- _What you will do_
Output the material word for word. Leave each picture out.

--- start of Source material ---

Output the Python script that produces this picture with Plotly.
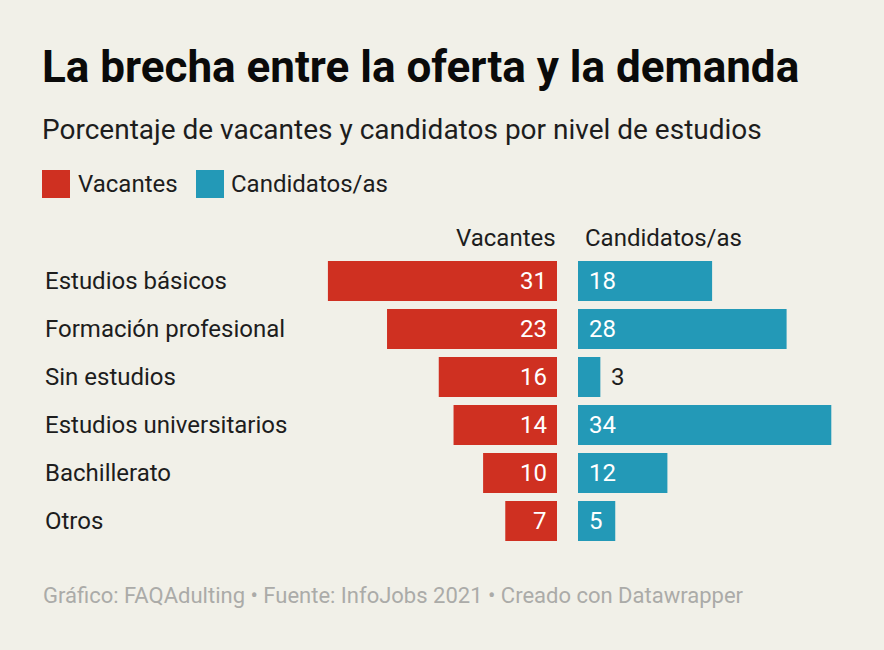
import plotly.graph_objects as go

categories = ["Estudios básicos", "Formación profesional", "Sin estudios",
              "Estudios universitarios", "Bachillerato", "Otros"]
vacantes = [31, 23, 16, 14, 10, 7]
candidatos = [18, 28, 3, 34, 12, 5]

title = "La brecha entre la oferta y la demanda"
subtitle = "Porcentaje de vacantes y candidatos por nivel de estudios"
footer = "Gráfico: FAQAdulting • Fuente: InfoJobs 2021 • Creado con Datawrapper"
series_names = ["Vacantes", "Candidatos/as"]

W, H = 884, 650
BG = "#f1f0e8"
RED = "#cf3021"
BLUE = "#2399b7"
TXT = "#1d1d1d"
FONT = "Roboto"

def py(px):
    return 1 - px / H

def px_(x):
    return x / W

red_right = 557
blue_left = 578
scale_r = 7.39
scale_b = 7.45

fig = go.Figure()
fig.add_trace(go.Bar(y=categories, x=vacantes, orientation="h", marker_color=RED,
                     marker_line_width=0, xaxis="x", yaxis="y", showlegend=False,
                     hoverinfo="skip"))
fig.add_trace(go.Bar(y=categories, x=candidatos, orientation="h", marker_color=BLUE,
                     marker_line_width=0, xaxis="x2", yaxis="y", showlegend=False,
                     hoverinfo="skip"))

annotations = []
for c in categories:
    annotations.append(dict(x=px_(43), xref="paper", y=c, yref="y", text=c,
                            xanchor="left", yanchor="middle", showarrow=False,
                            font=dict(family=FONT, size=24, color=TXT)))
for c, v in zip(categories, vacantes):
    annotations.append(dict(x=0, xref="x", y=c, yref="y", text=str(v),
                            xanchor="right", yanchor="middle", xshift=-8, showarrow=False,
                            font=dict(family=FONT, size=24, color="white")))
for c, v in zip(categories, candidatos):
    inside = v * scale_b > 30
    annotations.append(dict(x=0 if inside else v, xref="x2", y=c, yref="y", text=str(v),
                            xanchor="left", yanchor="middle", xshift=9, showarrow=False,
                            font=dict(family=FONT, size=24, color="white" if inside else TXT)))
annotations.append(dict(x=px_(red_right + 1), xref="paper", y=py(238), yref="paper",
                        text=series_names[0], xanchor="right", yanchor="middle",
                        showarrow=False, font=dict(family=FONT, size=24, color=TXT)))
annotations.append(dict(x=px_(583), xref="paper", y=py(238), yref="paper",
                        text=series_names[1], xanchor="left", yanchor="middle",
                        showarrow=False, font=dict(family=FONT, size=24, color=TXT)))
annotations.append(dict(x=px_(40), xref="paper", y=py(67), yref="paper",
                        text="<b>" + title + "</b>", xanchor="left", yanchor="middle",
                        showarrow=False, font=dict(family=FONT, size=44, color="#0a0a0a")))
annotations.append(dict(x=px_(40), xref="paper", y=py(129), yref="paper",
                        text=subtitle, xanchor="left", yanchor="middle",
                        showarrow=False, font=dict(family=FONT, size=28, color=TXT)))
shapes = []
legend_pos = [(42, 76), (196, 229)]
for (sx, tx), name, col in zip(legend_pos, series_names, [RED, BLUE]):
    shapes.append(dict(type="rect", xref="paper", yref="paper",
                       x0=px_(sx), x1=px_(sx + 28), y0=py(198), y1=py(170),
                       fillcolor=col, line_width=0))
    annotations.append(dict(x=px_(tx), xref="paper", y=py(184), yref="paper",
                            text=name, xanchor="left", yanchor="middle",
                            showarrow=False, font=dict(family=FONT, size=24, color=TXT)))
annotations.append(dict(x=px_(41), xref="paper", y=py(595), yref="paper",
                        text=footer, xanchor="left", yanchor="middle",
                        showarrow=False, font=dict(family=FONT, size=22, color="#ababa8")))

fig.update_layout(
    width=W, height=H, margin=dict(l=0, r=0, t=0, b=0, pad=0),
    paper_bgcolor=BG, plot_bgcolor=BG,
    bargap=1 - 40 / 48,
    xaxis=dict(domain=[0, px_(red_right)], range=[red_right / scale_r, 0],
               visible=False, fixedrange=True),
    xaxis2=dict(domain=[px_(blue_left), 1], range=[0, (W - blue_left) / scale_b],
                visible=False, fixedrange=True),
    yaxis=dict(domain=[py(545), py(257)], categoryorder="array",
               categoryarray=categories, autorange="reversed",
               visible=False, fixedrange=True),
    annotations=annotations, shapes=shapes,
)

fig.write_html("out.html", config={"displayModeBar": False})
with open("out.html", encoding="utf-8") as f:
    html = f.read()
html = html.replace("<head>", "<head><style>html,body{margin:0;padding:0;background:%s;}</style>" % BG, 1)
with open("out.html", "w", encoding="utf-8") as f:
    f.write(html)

--- end of Source material ---

- _Response_
Output the Python script that produces this picture with Plotly.
import plotly.graph_objects as go

categories = ["Estudios básicos", "Formación profesional", "Sin estudios",
              "Estudios universitarios", "Bachillerato", "Otros"]
vacantes = [31, 23, 16, 14, 10, 7]
candidatos = [18, 28, 3, 34, 12, 5]

title = "La brecha entre la oferta y la demanda"
subtitle = "Porcentaje de vacantes y candidatos por nivel de estudios"
footer = "Gráfico: FAQAdulting • Fuente: InfoJobs 2021 • Creado con Datawrapper"
series_names = ["Vacantes", "Candidatos/as"]

W, H = 884, 650
BG = "#f1f0e8"
RED = "#cf3021"
BLUE = "#2399b7"
TXT = "#1d1d1d"
FONT = "Roboto"

def py(px):
    return 1 - px / H

def px_(x):
    return x / W

red_right = 557
blue_left = 578
scale_r = 7.39
scale_b = 7.45

fig = go.Figure()
fig.add_trace(go.Bar(y=categories, x=vacantes, orientation="h", marker_color=RED,
                     marker_line_width=0, xaxis="x", yaxis="y", showlegend=False,
                     hoverinfo="skip"))
fig.add_trace(go.Bar(y=categories, x=candidatos, orientation="h", marker_color=BLUE,
                     marker_line_width=0, xaxis="x2", yaxis="y", showlegend=False,
                     hoverinfo="skip"))

annotations = []
for c in categories:
    annotations.append(dict(x=px_(43), xref="paper", y=c, yref="y", text=c,
                            xanchor="left", yanchor="middle", showarrow=False,
                            font=dict(family=FONT, size=24, color=TXT)))
for c, v in zip(categories, vacantes):
    annotations.append(dict(x=0, xref="x", y=c, yref="y", text=str(v),
                            xanchor="right", yanchor="middle", xshift=-8, showarrow=False,
                            font=dict(family=FONT, size=24, color="white")))
for c, v in zip(categories, candidatos):
    inside = v * scale_b > 30
    annotations.append(dict(x=0 if inside else v, xref="x2", y=c, yref="y", text=str(v),
                            xanchor="left", yanchor="middle", xshift=9, showarrow=False,
                            font=dict(family=FONT, size=24, color="white" if inside else TXT)))
annotations.append(dict(x=px_(red_right + 1), xref="paper", y=py(238), yref="paper",
                        text=series_names[0], xanchor="right", yanchor="middle",
                        showarrow=False, font=dict(family=FONT, size=24, color=TXT)))
annotations.append(dict(x=px_(583), xref="paper", y=py(238), yref="paper",
                        text=series_names[1], xanchor="left", yanchor="middle",
                        showarrow=False, font=dict(family=FONT, size=24, color=TXT)))
annotations.append(dict(x=px_(40), xref="paper", y=py(67), yref="paper",
                        text="<b>" + title + "</b>", xanchor="left", yanchor="middle",
                        showarrow=False, font=dict(family=FONT, size=44, color="#0a0a0a")))
annotations.append(dict(x=px_(40), xref="paper", y=py(129), yref="paper",
                        text=subtitle, xanchor="left", yanchor="middle",
                        showarrow=False, font=dict(family=FONT, size=28, color=TXT)))
shapes = []
legend_pos = [(42, 76), (196, 229)]
for (sx, tx), name, col in zip(legend_pos, series_names, [RED, BLUE]):
    shapes.append(dict(type="rect", xref="paper", yref="paper",
                       x0=px_(sx), x1=px_(sx + 28), y0=py(198), y1=py(170),
                       fillcolor=col, line_width=0))
    annotations.append(dict(x=px_(tx), xref="paper", y=py(184), yref="paper",
                            text=name, xanchor="left", yanchor="middle",
                            showarrow=False, font=dict(family=FONT, size=24, color=TXT)))
annotations.append(dict(x=px_(41), xref="paper", y=py(595), yref="paper",
                        text=footer, xanchor="left", yanchor="middle",
                        showarrow=False, font=dict(family=FONT, size=22, color="#ababa8")))

fig.update_layout(
    width=W, height=H, margin=dict(l=0, r=0, t=0, b=0, pad=0),
    paper_bgcolor=BG, plot_bgcolor=BG,
    bargap=1 - 40 / 48,
    xaxis=dict(domain=[0, px_(red_right)], range=[red_right / scale_r, 0],
               visible=False, fixedrange=True),
    xaxis2=dict(domain=[px_(blue_left), 1], range=[0, (W - blue_left) / scale_b],
                visible=False, fixedrange=True),
    yaxis=dict(domain=[py(545), py(257)], categoryorder="array",
               categoryarray=categories, autorange="reversed",
               visible=False, fixedrange=True),
    annotations=annotations, shapes=shapes,
)

fig.write_html("out.html", config={"displayModeBar": False})
with open("out.html", encoding="utf-8") as f:
    html = f.read()
html = html.replace("<head>", "<head><style>html,body{margin:0;padding:0;background:%s;}</style>" % BG, 1)
with open("out.html", "w", encoding="utf-8") as f:
    f.write(html)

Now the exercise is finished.